The biggest problem problem I see with the NASA concept and so many other air car designs is that they are basically "fail dangerous" designs. In case the term sounds odd, a "fail safe" system is one that leaves you intact if something goes wrong. "Fail dangerous" systems are ones that go terribly wrong if there's problem.

Early elevators were an example of fail dangerous devices. If a cable broke in an old fashioned elevator, you'd be in trouble. A fellow named Otis made elevators fail safe by incorporating brakes that automatically kicked in UNLESS the elevator cables were intact. In other words, if a cable broke, the elevator would freeze in place. Now when elevators fail, they get stuck rather than falling to the basement. That is, they are now fail safe systems.

Consider the engine in a land car as opposed to one in an air car.
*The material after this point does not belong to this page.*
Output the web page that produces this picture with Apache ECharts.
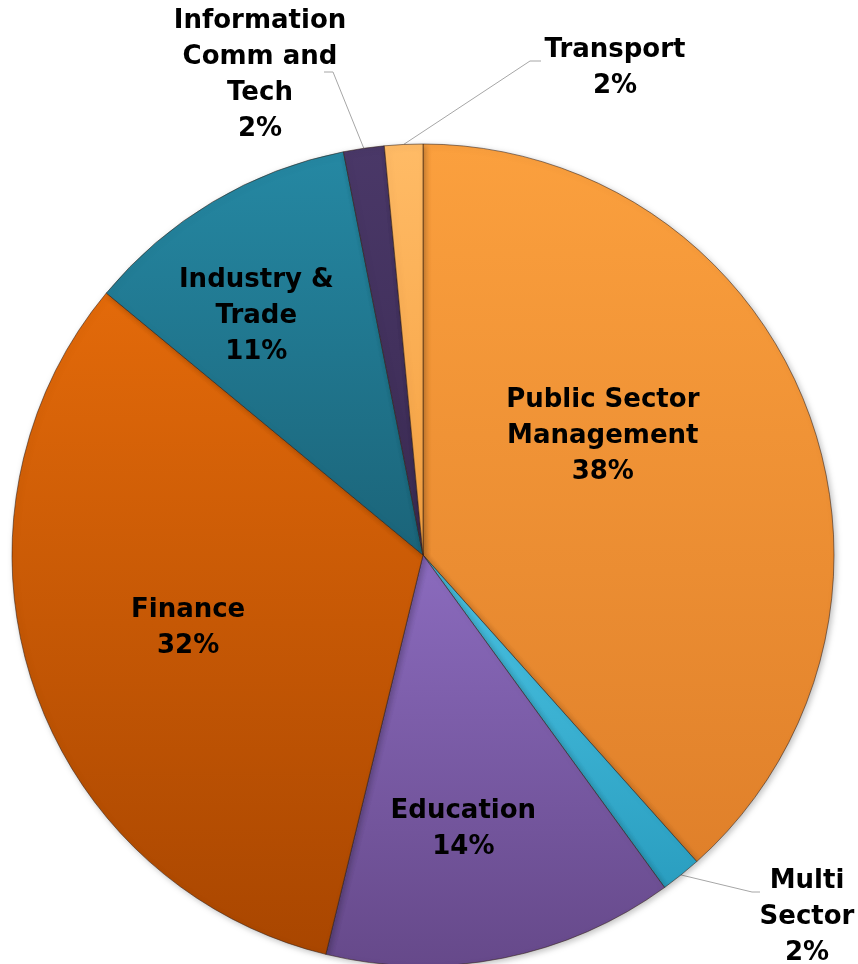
<!DOCTYPE html>
<html>
<head>
<meta charset="utf-8">
<script src="https://cdn.jsdelivr.net/npm/echarts@6/dist/echarts.min.js"></script>
<style>
  html, body { margin: 0; padding: 0; background: #fff; }
  #chart { width: 858px; height: 964px; }
</style>
</head>
<body>
<div id="chart"></div>
<script>
// sectors, clockwise from 12 o'clock
const categories = ['Public Sector\nManagement', 'Multi\nSector', 'Education', 'Finance', 'Industry &\nTrade', 'Information\nComm and\nTech', 'Transport'];
const shares = [38.4, 1.6, 13.8, 32.2, 10.9, 1.6, 1.5];

// slice colours (top / bottom of gradient)
const topColors = ['#FBA03E', '#4BC3E3', '#8B6BBE', '#E36A0A', '#2588A3', '#4A3868', '#FFBB66'];
const bottomColors = ['#E0802A', '#2A9EC0', '#66498A', '#A94600', '#1B6479', '#3A2A52', '#F5A040'];

const outsideLabel = [false, true, false, false, false, true, true];
// nudges for inside labels, fixed spots for the outside ones
const labelShift = [[-15, -44], null, [0, 70], [-37, 8], [-60, -60], null, null];
const labelSpot = {
  1: { x: 807, y: 917, elbow: [752, 892], end: [760, 892] },
  5: { x: 260, y: 75, elbow: [333, 72], end: [324, 72] },
  6: { x: 615, y: 68, elbow: [530, 61], end: [541, 61] }
};

const chart = echarts.init(document.getElementById('chart'));

const pieData = categories.map(function (name, i) {
  const item = {
    name: name,
    value: shares[i],
    itemStyle: {
      color: new echarts.graphic.LinearGradient(0, 0, 0, 1, [
        { offset: 0, color: topColors[i] },
        { offset: 1, color: bottomColors[i] }
      ])
    }
  };
  if (outsideLabel[i]) {
    item.label = { position: 'outside' };
    item.labelLine = { show: true };
  }
  return item;
});

chart.setOption({
  animation: false,
  series: [{
    type: 'pie',
    center: [423, 555],
    radius: 411,
    startAngle: 90,
    clockwise: true,
    avoidLabelOverlap: false,
    data: pieData,
    itemStyle: {
      borderColor: 'rgba(50,30,20,0.55)',
      borderWidth: 1,
      shadowColor: 'rgba(0,0,0,0.25)',
      shadowBlur: 6,
      shadowOffsetX: 2,
      shadowOffsetY: 2
    },
    label: {
      show: true,
      position: 'inside',
      color: '#000',
      fontFamily: 'DejaVu Sans',
      fontWeight: 'bold',
      fontSize: 26,
      lineHeight: 36,
      align: 'center',
      formatter: function (p) {
        return p.name + '\n' + Math.round(p.percent) + '%';
      }
    },
    labelLine: {
      show: false,
      lineStyle: { color: '#A6A6A6', width: 1 }
    },
    labelLayout: function (p) {
      const i = p.dataIndex;
      const spot = labelSpot[i];
      if (!spot) {
        return { dx: labelShift[i][0], dy: labelShift[i][1] };
      }
      const start = p.labelLinePoints ? p.labelLinePoints[0] : spot.elbow;
      return {
        x: spot.x,
        y: spot.y,
        align: 'center',
        verticalAlign: 'middle',
        labelLinePoints: [start, spot.elbow, spot.end]
      };
    }
  }]
});
</script>
</body>
</html>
If the engine fails while you're driving to work, you come to a stop (it fails safely). If it fails while you're flying to work, you plummet out of the sky (it fails very dangerously).
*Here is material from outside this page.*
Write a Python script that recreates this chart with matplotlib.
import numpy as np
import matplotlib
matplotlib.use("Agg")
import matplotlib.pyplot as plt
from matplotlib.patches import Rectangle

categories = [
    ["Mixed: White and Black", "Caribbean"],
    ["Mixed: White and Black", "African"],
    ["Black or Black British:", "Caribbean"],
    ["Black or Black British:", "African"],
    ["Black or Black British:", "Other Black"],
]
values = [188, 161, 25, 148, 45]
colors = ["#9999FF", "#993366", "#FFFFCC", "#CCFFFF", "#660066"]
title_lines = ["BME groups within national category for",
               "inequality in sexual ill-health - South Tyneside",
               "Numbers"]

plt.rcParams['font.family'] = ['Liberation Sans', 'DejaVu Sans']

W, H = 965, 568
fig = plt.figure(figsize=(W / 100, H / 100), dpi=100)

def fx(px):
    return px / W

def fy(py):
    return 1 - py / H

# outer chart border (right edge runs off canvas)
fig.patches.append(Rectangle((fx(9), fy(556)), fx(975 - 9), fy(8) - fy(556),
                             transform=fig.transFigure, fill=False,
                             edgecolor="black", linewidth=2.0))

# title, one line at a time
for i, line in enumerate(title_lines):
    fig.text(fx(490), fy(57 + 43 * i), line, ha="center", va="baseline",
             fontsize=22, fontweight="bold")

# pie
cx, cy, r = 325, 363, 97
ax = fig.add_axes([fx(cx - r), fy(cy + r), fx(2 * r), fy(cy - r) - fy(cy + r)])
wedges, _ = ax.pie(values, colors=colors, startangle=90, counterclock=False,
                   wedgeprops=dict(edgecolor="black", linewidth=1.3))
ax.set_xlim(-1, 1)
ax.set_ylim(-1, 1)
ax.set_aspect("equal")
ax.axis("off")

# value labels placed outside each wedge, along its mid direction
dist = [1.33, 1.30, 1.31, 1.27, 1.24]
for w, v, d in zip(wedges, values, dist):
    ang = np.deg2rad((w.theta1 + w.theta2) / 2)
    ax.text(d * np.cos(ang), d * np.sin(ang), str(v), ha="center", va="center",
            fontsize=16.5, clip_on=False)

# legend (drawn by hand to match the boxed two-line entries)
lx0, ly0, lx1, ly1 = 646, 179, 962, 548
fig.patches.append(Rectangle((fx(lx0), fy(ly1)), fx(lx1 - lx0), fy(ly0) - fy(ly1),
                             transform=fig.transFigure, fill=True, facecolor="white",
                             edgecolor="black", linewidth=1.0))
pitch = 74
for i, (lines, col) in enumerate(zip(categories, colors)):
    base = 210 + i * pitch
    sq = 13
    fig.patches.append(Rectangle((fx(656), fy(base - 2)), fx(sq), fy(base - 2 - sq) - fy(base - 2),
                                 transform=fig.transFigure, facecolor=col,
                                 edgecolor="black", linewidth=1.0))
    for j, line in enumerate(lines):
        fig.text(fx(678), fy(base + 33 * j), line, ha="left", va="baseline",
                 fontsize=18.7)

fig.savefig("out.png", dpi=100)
There are lots of ways that land cars can fail dangerously, but few as dramatic as being left hundreds of feet in the air with no power. Solve that problem, and you might have a viable air car. My proposal would be to make sure they fly low and slow, which means turning them into plain old cars. Otherwise, personal aircraft will remain toys for hobbyists and adventure seekers, and will never be practical daily transport.

Holodecks - Guess what? They're already here. Sure, we have a long time to go before we can flip a switch and find ourselves dueling renaissance musketeers. But I can already sit down at a table and be instantly transported to a board room in Portland. At home, I can play tennis, go bowling, and practice batting in a major league-sized stadium from the comfort of my living room. Haptic devices ( things like the Wii handset) can even simulate the sproing of a ball hitting a racket.

At the pace this stuff is developing, it won't be long before we have virtual reality so convincing that it'll be hard to tell reality from virtual reality. In fact, virtual reality will probably be the best way to enjoy a personal aircraft. Then your air car will be both fail safe (if the server crashes, you don't die) and exhilarating.